» **The request**: Say how many lines hold the string "chart", and nothing more.

» **Given material**:
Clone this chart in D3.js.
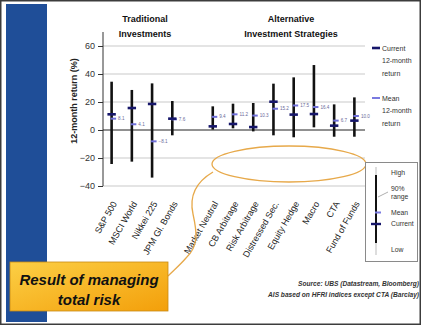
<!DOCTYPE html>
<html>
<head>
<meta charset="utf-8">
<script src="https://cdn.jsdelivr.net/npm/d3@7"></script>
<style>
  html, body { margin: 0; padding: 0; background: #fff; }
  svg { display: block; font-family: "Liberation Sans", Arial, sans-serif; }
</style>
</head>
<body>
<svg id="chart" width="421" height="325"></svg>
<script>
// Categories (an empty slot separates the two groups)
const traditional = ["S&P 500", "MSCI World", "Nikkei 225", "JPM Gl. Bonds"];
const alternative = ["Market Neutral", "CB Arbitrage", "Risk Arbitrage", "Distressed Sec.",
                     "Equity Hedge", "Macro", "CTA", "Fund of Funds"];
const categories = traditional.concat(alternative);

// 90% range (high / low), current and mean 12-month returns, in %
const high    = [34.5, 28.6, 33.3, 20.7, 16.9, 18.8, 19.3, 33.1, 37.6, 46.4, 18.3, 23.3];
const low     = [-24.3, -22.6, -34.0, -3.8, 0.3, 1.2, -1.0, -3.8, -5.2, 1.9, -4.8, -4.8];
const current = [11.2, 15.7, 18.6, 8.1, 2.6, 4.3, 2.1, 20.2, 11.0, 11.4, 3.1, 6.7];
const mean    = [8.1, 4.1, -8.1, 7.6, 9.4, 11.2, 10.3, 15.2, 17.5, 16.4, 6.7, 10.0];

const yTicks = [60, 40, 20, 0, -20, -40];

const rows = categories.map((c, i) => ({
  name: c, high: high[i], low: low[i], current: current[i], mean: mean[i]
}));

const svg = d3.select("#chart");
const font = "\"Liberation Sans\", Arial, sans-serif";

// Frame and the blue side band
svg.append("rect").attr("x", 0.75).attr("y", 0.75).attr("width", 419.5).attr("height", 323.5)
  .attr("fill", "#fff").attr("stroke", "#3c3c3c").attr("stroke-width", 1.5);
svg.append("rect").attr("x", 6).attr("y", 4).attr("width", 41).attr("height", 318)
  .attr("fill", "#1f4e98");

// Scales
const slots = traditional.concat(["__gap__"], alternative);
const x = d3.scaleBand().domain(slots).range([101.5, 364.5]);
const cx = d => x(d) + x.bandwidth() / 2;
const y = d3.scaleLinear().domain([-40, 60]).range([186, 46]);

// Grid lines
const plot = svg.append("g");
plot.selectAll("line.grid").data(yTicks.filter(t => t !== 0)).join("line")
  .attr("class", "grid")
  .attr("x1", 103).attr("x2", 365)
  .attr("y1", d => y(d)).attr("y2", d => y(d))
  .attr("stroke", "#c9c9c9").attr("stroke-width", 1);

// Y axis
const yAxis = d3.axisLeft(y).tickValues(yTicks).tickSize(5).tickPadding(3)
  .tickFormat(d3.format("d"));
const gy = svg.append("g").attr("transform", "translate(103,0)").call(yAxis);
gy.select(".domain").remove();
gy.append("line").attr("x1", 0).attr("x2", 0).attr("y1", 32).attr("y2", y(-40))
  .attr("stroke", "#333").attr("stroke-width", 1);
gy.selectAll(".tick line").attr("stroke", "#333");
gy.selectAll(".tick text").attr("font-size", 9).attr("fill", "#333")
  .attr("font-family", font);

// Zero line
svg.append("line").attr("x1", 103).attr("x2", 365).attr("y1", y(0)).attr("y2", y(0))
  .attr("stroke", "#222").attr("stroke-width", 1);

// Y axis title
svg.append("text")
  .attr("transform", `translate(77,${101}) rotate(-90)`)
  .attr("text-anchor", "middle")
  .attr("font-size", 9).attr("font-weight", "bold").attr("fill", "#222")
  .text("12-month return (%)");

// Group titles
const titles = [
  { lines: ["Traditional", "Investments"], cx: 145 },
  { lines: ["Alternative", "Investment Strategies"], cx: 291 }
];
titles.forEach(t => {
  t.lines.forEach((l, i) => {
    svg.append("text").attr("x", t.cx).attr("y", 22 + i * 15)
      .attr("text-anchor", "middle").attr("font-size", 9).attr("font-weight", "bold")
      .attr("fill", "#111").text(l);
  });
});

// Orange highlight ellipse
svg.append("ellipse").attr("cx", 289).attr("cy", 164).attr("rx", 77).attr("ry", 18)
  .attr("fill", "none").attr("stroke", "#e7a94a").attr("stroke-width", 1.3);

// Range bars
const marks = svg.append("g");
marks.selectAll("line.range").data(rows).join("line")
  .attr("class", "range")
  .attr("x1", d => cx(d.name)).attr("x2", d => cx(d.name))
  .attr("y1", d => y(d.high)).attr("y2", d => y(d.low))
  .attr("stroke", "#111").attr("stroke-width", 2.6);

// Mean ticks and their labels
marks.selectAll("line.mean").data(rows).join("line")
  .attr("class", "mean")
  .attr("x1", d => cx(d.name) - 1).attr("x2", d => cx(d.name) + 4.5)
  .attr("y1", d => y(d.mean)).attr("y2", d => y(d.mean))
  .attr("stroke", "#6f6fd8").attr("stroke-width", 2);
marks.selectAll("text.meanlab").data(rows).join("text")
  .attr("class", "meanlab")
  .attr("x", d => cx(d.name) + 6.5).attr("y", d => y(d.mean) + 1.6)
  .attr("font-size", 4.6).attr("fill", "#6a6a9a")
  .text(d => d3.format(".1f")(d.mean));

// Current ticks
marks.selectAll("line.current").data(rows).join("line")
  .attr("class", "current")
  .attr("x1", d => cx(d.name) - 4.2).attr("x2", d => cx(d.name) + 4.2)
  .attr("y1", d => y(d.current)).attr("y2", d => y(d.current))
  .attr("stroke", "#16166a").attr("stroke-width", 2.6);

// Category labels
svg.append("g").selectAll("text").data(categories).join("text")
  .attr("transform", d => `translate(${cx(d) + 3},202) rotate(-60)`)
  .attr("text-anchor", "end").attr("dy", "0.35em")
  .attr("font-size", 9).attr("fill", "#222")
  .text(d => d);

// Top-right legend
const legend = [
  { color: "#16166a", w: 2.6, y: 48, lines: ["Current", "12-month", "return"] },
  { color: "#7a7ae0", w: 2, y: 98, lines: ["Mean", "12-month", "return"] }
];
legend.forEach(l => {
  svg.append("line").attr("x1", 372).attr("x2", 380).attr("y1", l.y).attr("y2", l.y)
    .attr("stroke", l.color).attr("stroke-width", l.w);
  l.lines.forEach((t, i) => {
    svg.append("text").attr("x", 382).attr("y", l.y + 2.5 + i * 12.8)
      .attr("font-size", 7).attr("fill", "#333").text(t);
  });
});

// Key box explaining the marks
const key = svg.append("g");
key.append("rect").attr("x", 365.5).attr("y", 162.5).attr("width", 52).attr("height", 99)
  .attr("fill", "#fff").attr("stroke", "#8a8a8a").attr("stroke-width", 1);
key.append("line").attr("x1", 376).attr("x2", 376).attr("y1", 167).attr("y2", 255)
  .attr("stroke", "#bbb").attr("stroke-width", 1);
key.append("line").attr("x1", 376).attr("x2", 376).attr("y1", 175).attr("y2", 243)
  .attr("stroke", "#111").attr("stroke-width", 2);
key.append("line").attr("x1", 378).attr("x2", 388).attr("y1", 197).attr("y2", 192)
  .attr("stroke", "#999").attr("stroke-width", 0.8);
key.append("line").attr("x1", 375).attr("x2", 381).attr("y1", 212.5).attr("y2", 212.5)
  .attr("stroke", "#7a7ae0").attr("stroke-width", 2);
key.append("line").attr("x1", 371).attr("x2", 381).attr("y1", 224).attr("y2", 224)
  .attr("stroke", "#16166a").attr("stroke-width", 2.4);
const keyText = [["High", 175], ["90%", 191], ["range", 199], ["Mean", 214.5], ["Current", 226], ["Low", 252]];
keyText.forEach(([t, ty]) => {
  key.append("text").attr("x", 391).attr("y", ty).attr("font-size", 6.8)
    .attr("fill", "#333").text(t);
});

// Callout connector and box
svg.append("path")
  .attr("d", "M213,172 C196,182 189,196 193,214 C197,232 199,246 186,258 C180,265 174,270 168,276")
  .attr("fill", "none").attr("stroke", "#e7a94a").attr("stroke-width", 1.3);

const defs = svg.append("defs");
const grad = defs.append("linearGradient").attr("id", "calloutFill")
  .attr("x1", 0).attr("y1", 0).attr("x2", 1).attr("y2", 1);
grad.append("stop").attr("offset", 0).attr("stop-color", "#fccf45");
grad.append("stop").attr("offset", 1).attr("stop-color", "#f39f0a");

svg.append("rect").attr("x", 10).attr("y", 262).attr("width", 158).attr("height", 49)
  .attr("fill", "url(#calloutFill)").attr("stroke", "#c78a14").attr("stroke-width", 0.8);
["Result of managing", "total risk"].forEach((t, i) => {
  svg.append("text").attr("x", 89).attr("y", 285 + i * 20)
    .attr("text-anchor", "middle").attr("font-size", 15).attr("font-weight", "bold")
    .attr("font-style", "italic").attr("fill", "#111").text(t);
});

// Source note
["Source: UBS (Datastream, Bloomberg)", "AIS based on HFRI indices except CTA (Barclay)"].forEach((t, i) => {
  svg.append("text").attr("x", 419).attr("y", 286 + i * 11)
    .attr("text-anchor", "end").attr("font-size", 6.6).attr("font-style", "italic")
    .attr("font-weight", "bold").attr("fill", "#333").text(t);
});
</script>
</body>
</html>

» **Exercise response**: 3